» **Task details**: Wherever "chart" appears in a line, copy that line.

» **Records to use**:
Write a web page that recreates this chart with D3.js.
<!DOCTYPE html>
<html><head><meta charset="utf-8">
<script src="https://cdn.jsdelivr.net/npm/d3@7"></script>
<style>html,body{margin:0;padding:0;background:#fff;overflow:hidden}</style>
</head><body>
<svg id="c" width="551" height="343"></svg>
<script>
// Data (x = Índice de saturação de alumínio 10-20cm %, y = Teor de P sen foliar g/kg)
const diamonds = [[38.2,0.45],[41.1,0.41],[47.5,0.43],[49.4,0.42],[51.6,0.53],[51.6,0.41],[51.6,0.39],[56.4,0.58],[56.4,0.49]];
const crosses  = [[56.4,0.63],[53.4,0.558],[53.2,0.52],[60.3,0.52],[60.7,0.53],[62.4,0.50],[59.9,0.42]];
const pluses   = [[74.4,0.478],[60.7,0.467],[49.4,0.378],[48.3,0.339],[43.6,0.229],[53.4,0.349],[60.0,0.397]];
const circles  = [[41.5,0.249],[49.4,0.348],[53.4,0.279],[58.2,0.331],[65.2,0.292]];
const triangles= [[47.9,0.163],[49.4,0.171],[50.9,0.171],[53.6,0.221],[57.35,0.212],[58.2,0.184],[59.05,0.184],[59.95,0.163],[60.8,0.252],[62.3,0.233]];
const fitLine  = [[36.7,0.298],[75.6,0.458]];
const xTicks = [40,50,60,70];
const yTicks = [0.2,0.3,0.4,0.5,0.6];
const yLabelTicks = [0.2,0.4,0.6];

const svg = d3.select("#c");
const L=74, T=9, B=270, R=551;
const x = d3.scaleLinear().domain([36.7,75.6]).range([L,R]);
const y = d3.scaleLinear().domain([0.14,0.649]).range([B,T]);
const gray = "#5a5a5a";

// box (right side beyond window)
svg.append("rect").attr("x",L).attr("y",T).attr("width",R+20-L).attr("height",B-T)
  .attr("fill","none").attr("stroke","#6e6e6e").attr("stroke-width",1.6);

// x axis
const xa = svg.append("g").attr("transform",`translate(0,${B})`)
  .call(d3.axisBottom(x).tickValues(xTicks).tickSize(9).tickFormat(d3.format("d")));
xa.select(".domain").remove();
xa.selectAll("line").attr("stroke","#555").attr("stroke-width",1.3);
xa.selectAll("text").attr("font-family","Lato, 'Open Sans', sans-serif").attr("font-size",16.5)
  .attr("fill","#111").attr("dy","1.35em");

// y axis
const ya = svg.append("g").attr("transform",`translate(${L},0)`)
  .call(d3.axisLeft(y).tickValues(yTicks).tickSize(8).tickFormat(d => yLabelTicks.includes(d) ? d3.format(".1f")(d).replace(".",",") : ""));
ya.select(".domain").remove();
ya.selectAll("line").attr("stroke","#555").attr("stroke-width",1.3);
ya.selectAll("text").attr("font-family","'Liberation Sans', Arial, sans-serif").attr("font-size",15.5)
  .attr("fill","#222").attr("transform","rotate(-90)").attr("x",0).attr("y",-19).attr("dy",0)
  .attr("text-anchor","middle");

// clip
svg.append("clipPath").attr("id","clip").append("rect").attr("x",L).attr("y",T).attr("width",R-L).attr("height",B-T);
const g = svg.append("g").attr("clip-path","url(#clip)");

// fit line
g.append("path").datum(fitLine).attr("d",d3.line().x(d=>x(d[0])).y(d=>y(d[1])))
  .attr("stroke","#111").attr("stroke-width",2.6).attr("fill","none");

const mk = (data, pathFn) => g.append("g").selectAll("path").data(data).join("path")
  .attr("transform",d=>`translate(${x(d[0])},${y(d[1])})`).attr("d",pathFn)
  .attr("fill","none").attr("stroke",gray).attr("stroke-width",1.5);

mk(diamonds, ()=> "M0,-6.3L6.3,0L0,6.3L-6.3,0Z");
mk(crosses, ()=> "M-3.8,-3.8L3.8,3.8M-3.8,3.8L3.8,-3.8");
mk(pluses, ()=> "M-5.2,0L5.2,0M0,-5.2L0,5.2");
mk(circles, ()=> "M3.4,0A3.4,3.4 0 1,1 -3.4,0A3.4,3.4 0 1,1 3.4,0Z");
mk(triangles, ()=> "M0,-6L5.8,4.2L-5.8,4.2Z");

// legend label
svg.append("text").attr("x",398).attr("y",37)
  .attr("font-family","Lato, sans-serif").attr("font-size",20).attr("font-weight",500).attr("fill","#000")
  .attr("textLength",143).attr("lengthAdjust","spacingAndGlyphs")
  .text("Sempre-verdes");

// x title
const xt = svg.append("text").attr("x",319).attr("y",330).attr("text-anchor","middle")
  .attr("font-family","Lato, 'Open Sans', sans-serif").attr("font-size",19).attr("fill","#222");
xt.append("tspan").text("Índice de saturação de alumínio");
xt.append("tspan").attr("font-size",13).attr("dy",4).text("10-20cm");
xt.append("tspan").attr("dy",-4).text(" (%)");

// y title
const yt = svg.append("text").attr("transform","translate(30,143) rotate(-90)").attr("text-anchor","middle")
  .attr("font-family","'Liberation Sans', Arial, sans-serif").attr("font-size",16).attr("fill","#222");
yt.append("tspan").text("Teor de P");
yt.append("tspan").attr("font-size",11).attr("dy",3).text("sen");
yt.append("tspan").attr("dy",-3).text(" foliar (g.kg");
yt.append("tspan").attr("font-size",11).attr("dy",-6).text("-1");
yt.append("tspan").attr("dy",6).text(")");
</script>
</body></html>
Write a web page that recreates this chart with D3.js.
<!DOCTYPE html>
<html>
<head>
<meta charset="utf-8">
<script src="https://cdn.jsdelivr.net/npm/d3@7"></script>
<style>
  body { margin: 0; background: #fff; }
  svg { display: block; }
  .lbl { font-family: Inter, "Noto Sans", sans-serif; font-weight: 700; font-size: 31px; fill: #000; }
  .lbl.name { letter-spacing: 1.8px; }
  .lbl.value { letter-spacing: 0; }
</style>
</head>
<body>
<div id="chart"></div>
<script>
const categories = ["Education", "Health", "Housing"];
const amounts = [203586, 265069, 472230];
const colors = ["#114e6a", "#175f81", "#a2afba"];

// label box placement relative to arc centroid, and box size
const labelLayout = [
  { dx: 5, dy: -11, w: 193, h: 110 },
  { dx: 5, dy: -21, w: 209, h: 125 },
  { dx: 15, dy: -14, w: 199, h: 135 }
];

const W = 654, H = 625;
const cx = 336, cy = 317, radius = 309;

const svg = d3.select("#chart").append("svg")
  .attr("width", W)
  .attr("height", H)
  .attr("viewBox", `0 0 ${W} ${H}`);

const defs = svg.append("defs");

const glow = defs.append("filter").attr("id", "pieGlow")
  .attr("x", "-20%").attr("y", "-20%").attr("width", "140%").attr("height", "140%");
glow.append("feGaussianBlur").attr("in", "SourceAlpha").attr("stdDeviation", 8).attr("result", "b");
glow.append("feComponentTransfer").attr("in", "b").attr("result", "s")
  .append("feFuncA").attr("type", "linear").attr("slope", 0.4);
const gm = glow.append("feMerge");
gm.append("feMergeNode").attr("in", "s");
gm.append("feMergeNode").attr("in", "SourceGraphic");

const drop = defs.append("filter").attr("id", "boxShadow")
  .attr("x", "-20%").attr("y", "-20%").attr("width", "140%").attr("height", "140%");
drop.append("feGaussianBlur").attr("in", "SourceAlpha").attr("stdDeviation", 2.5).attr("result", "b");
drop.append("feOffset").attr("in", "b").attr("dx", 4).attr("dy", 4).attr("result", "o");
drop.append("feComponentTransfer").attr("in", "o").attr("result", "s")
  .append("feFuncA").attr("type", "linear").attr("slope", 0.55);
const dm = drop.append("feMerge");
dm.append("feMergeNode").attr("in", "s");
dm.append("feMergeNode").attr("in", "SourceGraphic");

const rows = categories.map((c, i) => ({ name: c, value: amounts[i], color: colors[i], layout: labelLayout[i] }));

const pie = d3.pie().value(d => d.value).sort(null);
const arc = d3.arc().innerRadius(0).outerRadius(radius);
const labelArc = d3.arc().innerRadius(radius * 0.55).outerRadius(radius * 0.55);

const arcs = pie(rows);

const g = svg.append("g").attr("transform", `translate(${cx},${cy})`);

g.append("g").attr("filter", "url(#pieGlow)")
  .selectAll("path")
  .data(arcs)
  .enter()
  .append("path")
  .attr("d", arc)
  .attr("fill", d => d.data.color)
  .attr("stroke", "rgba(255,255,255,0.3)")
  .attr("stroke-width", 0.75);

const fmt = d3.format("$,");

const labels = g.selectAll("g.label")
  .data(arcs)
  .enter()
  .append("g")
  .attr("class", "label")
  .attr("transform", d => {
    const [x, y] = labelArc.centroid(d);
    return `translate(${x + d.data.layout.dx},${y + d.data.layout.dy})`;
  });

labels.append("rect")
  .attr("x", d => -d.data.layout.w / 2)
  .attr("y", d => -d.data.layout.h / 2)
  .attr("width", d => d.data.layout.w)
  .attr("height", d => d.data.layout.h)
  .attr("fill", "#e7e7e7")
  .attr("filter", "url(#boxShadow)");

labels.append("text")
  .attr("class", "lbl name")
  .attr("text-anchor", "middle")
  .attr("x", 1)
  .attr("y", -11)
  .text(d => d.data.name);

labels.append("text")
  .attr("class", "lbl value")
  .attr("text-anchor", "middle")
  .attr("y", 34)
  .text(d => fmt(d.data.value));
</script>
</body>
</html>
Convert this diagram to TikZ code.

» **Response to this task**:
Write a web page that recreates this chart with D3.js.
Write a web page that recreates this chart with D3.js.
<div id="chart"></div>
const svg = d3.select("#chart").append("svg")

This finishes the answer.